▶ Description of the task: Give an exact copy of every line, leaving images out.

▶ Entries supplied:
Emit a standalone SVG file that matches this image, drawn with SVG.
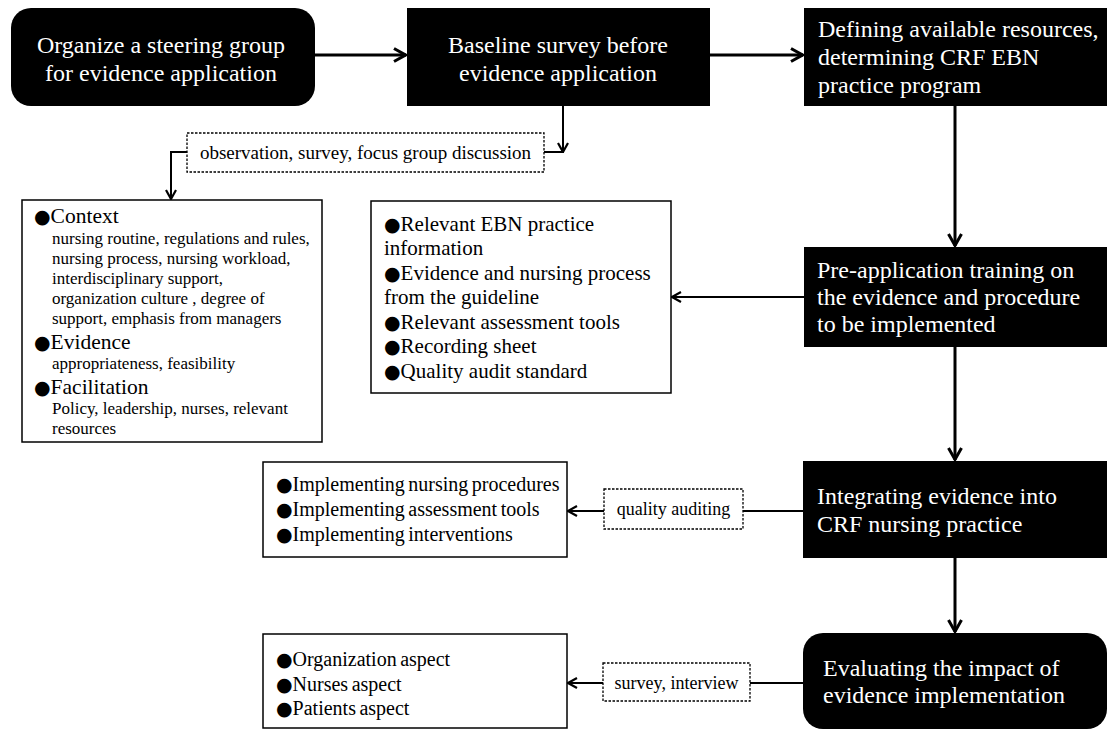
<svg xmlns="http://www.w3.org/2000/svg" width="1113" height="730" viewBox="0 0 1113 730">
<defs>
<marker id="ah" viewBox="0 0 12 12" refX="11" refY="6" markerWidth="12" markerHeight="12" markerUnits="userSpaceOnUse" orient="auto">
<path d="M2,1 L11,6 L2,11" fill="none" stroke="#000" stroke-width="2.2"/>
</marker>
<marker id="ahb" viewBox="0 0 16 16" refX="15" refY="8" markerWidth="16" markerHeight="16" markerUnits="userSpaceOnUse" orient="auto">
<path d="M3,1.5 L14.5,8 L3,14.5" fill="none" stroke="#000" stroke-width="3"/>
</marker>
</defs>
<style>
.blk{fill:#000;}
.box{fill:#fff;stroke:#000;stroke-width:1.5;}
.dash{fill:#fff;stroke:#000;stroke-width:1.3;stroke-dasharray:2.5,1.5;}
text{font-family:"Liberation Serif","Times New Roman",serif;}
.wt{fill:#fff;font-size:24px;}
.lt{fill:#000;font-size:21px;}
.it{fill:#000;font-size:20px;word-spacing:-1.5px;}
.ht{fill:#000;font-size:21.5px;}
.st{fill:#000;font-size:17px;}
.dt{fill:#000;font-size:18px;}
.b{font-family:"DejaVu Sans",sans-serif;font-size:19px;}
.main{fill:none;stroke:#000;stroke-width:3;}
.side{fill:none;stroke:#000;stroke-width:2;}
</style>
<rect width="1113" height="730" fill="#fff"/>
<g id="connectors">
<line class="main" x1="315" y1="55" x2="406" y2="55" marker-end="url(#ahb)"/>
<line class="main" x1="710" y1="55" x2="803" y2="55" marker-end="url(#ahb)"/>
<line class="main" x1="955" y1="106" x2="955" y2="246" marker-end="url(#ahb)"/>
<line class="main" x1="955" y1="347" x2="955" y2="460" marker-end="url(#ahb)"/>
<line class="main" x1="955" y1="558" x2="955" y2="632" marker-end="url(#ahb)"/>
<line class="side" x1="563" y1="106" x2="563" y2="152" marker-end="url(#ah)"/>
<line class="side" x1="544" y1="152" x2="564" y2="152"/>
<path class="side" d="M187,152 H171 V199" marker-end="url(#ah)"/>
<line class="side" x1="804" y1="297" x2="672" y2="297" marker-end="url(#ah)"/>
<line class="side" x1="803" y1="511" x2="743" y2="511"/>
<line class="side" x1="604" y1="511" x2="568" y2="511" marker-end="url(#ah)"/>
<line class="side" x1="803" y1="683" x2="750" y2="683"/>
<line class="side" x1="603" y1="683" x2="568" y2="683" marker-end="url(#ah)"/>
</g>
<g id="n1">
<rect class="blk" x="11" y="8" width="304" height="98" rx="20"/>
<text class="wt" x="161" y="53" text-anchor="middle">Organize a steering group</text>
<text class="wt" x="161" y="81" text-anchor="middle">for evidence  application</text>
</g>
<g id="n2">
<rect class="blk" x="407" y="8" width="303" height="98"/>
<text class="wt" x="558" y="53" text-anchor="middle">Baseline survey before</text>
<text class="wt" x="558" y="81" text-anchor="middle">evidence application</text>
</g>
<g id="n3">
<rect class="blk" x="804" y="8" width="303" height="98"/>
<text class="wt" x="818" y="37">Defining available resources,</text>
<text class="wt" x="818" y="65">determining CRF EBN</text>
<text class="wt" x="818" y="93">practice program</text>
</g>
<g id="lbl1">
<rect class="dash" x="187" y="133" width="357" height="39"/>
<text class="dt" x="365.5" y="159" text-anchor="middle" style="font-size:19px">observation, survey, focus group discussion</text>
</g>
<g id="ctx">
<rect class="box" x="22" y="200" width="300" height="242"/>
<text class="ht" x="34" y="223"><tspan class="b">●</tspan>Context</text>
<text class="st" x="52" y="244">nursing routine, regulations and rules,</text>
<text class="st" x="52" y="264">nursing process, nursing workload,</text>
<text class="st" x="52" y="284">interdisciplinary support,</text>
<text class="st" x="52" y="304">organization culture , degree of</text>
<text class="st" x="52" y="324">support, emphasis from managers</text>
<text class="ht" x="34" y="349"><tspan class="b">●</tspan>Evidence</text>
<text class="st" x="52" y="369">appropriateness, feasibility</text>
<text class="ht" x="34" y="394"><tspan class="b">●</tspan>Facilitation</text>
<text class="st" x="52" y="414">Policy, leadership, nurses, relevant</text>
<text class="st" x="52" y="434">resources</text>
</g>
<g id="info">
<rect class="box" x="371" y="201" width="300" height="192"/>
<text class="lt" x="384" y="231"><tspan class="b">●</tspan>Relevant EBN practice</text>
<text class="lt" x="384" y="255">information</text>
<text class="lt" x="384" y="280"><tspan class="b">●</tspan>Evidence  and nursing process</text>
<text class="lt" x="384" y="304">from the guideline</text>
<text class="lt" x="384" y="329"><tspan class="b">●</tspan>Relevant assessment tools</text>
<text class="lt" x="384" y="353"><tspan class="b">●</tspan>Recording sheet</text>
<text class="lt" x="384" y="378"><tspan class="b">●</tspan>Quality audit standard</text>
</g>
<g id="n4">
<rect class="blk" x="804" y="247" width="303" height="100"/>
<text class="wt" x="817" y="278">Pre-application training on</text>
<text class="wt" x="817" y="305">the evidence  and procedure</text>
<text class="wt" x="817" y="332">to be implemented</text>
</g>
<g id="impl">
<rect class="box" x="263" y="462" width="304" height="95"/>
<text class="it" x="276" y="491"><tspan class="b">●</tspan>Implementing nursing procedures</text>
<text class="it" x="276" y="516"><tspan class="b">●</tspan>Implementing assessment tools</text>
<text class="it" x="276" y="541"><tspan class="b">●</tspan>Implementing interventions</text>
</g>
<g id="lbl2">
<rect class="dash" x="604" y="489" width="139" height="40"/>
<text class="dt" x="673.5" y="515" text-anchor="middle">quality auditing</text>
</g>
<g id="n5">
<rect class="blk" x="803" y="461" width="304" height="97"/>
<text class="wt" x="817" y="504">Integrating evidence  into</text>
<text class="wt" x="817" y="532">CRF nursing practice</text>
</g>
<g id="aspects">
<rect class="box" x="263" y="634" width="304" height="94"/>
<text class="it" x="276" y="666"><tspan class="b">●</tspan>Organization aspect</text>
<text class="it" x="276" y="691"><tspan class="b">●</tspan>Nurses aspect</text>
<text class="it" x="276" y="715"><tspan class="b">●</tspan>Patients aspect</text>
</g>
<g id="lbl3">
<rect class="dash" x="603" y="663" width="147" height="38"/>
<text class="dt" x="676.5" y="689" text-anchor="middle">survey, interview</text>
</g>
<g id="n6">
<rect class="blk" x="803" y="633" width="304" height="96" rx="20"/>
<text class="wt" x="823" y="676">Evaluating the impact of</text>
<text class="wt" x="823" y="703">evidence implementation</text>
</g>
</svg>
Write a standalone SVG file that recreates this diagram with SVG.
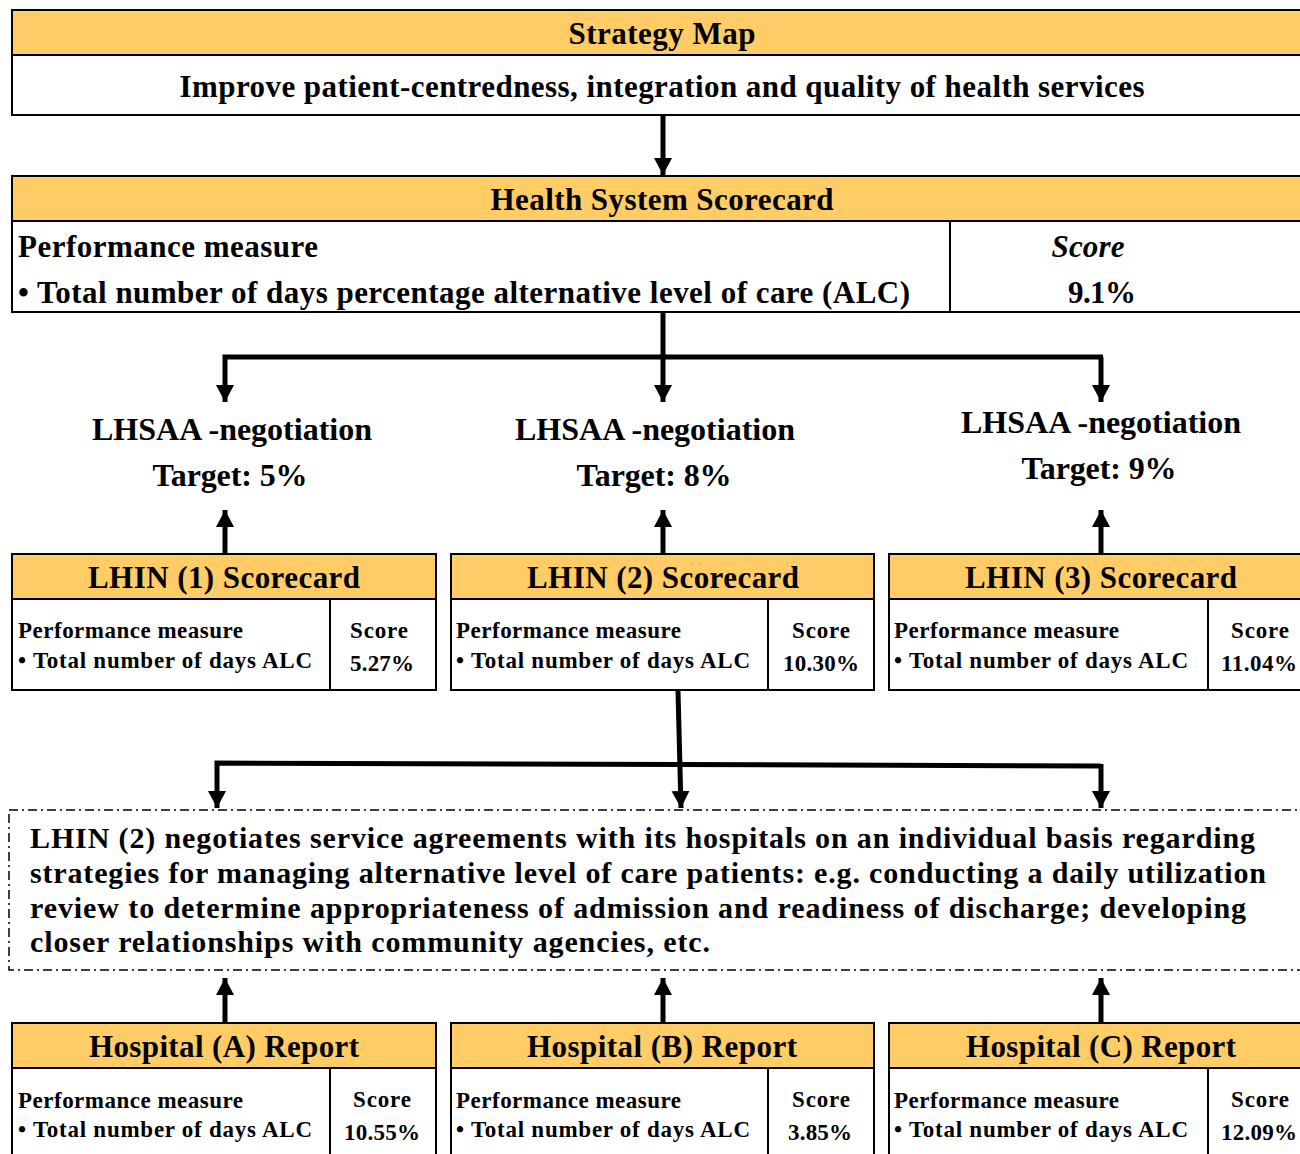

▶ Exercise result:
Emit a standalone SVG file that matches this image, drawn with SVG.
<svg xmlns="http://www.w3.org/2000/svg" width="1113" height="730" viewBox="0 0 1113 730">
<defs>
<marker id="ah" viewBox="0 0 12 12" refX="11" refY="6" markerWidth="12" markerHeight="12" markerUnits="userSpaceOnUse" orient="auto">
<path d="M2,1 L11,6 L2,11" fill="none" stroke="#000" stroke-width="2.2"/>
</marker>
<marker id="ahb" viewBox="0 0 16 16" refX="15" refY="8" markerWidth="16" markerHeight="16" markerUnits="userSpaceOnUse" orient="auto">
<path d="M3,1.5 L14.5,8 L3,14.5" fill="none" stroke="#000" stroke-width="3"/>
</marker>
</defs>
<style>
.blk{fill:#000;}
.box{fill:#fff;stroke:#000;stroke-width:1.5;}
.dash{fill:#fff;stroke:#000;stroke-width:1.3;stroke-dasharray:2.5,1.5;}
text{font-family:"Liberation Serif","Times New Roman",serif;}
.wt{fill:#fff;font-size:24px;}
.lt{fill:#000;font-size:21px;}
.it{fill:#000;font-size:20px;word-spacing:-1.5px;}
.ht{fill:#000;font-size:21.5px;}
.st{fill:#000;font-size:17px;}
.dt{fill:#000;font-size:18px;}
.b{font-family:"DejaVu Sans",sans-serif;font-size:19px;}
.main{fill:none;stroke:#000;stroke-width:3;}
.side{fill:none;stroke:#000;stroke-width:2;}
</style>
<rect width="1113" height="730" fill="#fff"/>
<g id="connectors">
<line class="main" x1="315" y1="55" x2="406" y2="55" marker-end="url(#ahb)"/>
<line class="main" x1="710" y1="55" x2="803" y2="55" marker-end="url(#ahb)"/>
<line class="main" x1="955" y1="106" x2="955" y2="246" marker-end="url(#ahb)"/>
<line class="main" x1="955" y1="347" x2="955" y2="460" marker-end="url(#ahb)"/>
<line class="main" x1="955" y1="558" x2="955" y2="632" marker-end="url(#ahb)"/>
<line class="side" x1="563" y1="106" x2="563" y2="152" marker-end="url(#ah)"/>
<line class="side" x1="544" y1="152" x2="564" y2="152"/>
<path class="side" d="M187,152 H171 V199" marker-end="url(#ah)"/>
<line class="side" x1="804" y1="297" x2="672" y2="297" marker-end="url(#ah)"/>
<line class="side" x1="803" y1="511" x2="743" y2="511"/>
<line class="side" x1="604" y1="511" x2="568" y2="511" marker-end="url(#ah)"/>
<line class="side" x1="803" y1="683" x2="750" y2="683"/>
<line class="side" x1="603" y1="683" x2="568" y2="683" marker-end="url(#ah)"/>
</g>
<g id="n1">
<rect class="blk" x="11" y="8" width="304" height="98" rx="20"/>
<text class="wt" x="161" y="53" text-anchor="middle">Organize a steering group</text>
<text class="wt" x="161" y="81" text-anchor="middle">for evidence  application</text>
</g>
<g id="n2">
<rect class="blk" x="407" y="8" width="303" height="98"/>
<text class="wt" x="558" y="53" text-anchor="middle">Baseline survey before</text>
<text class="wt" x="558" y="81" text-anchor="middle">evidence application</text>
</g>
<g id="n3">
<rect class="blk" x="804" y="8" width="303" height="98"/>
<text class="wt" x="818" y="37">Defining available resources,</text>
<text class="wt" x="818" y="65">determining CRF EBN</text>
<text class="wt" x="818" y="93">practice program</text>
</g>
<g id="lbl1">
<rect class="dash" x="187" y="133" width="357" height="39"/>
<text class="dt" x="365.5" y="159" text-anchor="middle" style="font-size:19px">observation, survey, focus group discussion</text>
</g>
<g id="ctx">
<rect class="box" x="22" y="200" width="300" height="242"/>
<text class="ht" x="34" y="223"><tspan class="b">●</tspan>Context</text>
<text class="st" x="52" y="244">nursing routine, regulations and rules,</text>
<text class="st" x="52" y="264">nursing process, nursing workload,</text>
<text class="st" x="52" y="284">interdisciplinary support,</text>
<text class="st" x="52" y="304">organization culture , degree of</text>
<text class="st" x="52" y="324">support, emphasis from managers</text>
<text class="ht" x="34" y="349"><tspan class="b">●</tspan>Evidence</text>
<text class="st" x="52" y="369">appropriateness, feasibility</text>
<text class="ht" x="34" y="394"><tspan class="b">●</tspan>Facilitation</text>
<text class="st" x="52" y="414">Policy, leadership, nurses, relevant</text>
<text class="st" x="52" y="434">resources</text>
</g>
<g id="info">
<rect class="box" x="371" y="201" width="300" height="192"/>
<text class="lt" x="384" y="231"><tspan class="b">●</tspan>Relevant EBN practice</text>
<text class="lt" x="384" y="255">information</text>
<text class="lt" x="384" y="280"><tspan class="b">●</tspan>Evidence  and nursing process</text>
<text class="lt" x="384" y="304">from the guideline</text>
<text class="lt" x="384" y="329"><tspan class="b">●</tspan>Relevant assessment tools</text>
<text class="lt" x="384" y="353"><tspan class="b">●</tspan>Recording sheet</text>
<text class="lt" x="384" y="378"><tspan class="b">●</tspan>Quality audit standard</text>
</g>
<g id="n4">
<rect class="blk" x="804" y="247" width="303" height="100"/>
<text class="wt" x="817" y="278">Pre-application training on</text>
<text class="wt" x="817" y="305">the evidence  and procedure</text>
<text class="wt" x="817" y="332">to be implemented</text>
</g>
<g id="impl">
<rect class="box" x="263" y="462" width="304" height="95"/>
<text class="it" x="276" y="491"><tspan class="b">●</tspan>Implementing nursing procedures</text>
<text class="it" x="276" y="516"><tspan class="b">●</tspan>Implementing assessment tools</text>
<text class="it" x="276" y="541"><tspan class="b">●</tspan>Implementing interventions</text>
</g>
<g id="lbl2">
<rect class="dash" x="604" y="489" width="139" height="40"/>
<text class="dt" x="673.5" y="515" text-anchor="middle">quality auditing</text>
</g>
<g id="n5">
<rect class="blk" x="803" y="461" width="304" height="97"/>
<text class="wt" x="817" y="504">Integrating evidence  into</text>
<text class="wt" x="817" y="532">CRF nursing practice</text>
</g>
<g id="aspects">
<rect class="box" x="263" y="634" width="304" height="94"/>
<text class="it" x="276" y="666"><tspan class="b">●</tspan>Organization aspect</text>
<text class="it" x="276" y="691"><tspan class="b">●</tspan>Nurses aspect</text>
<text class="it" x="276" y="715"><tspan class="b">●</tspan>Patients aspect</text>
</g>
<g id="lbl3">
<rect class="dash" x="603" y="663" width="147" height="38"/>
<text class="dt" x="676.5" y="689" text-anchor="middle">survey, interview</text>
</g>
<g id="n6">
<rect class="blk" x="803" y="633" width="304" height="96" rx="20"/>
<text class="wt" x="823" y="676">Evaluating the impact of</text>
<text class="wt" x="823" y="703">evidence implementation</text>
</g>
</svg>
Write a standalone SVG file that recreates this diagram with SVG.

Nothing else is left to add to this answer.